Phase 2: Resource Limit Validation

Config says --cpus="2.0" and --memory="2g". Does it actually limit?

docker run --rm -it \
  --cpus="2" \
  --memory="2g" \
  moltbot-sandbox:latest sh -c "
    # Try to use 8 CPUs - should be throttled to 2
    stress-ng --cpu 8 --timeout 10s 2>/dev/null && echo 'Completed' || echo 'Expected limitation'
    
    # Check visible CPU count
    nproc
    
    # Check memory limit
    cat /sys/fs/cgroup/memory/memory.limit_in_bytes 2>/dev/null || \
    cat /sys/fs/cgroup/memory.max 2>/dev/null
  "

Watch docker stats in another terminal while the stress test runs. You should see CPU usage capped at your limit.

Phase 3: Credential Testing (Read-Only Operations)

Before testing send operations, verify read operations work with real credentials:

# Email: read-only operations only
himalaya list --folder INBOX --page-size 3  # Safe: just lists
himalaya read 1 --headers  # Safe: reads one message

# NEVER during testing:
# himalaya send ...
# himalaya forward ...

Read operations prove the credentials work without risking unintended actions.
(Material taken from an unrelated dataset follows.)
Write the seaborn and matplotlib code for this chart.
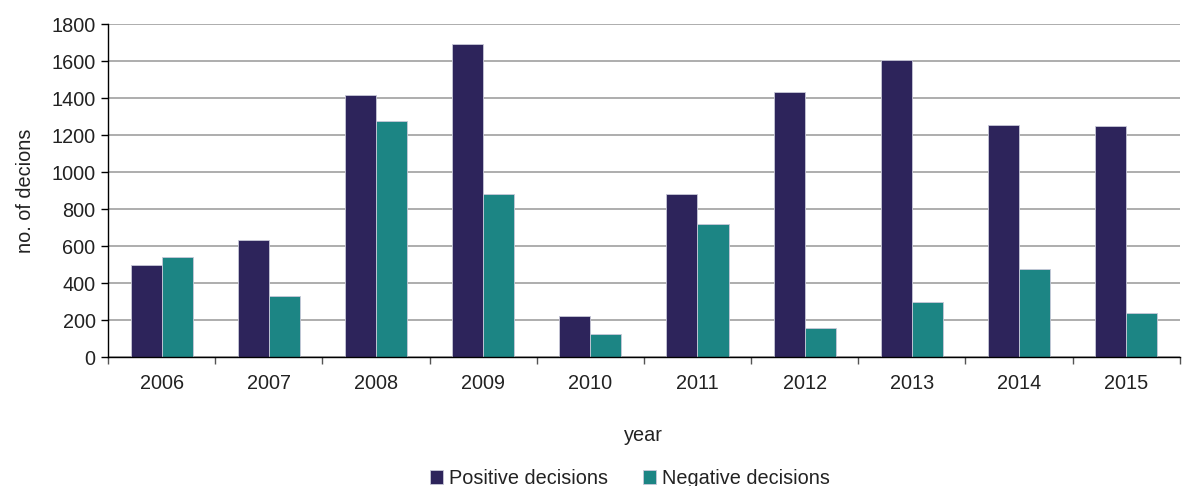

Only proceed to write operations after confirming the sandbox contains them properly.

Phase 4: High-Risk Components in Isolation

Some components are too dangerous to test casually. Signal-cli, for example, manages your phone’s identity. Wrong configuration can brick it.

Before testing Signal:

# Backup identity completely
cp -r ~/.signal-cli ~/.signal-cli.backup.$(date +%Y%m%d)

During testing:

Use a burner number if possible
Start with receive-only operations
Test send to yourself first
Never test group operations until everything else works

If something breaks:

# Restore from backup
rm -rf ~/.signal-cli
cp -r ~/.signal-cli.backup.$(date +%Y%m%d) ~/.signal-cli

WHAT: The Risk Matrix

Categorize each integration by risk before testing:

Integration	Read Risk	Write Risk	Recovery
File mounts	Low	Medium	Restore from backup
Email	Low	High	Visible but awkward
Signal	Medium	Critical	Backup required
Calendar	Low	Medium	Events can be deleted
Database	Medium	Critical	Backup required

High write-risk integrations get extra phases:

Test with mocks/stubs
Test read operations only
Test write to self/test destination
Test actual operations with backup ready

Automation Testing Checklist

Before considering any sandbox configuration “tested”:

Container cannot write outside defined mounts
Read-only mounts actually prevent writes
Resource limits are enforced (not just configured)
Network isolation works if configured
Credentials work for read operations
Backups exist for high-risk integrations
Send/write operations tested with safe destinations first

The Takeaway

The question wasn’t “will Docker sandbox work?” It was “how do I prove it works without destroying real data in the process?”

Phased testing answers that. Start with fake data. Verify constraints actually constrain. Test read before write. Backup everything critical before high-risk operations.

My moltbot now runs in a sandbox I’ve actually verified, not one I hope is configured correctly. The hour spent on phased testing beats the day spent recovering from a “it should have been fine” moment.

When your bot has access to real data, hope isn’t a security strategy. Test the cage before you trust it.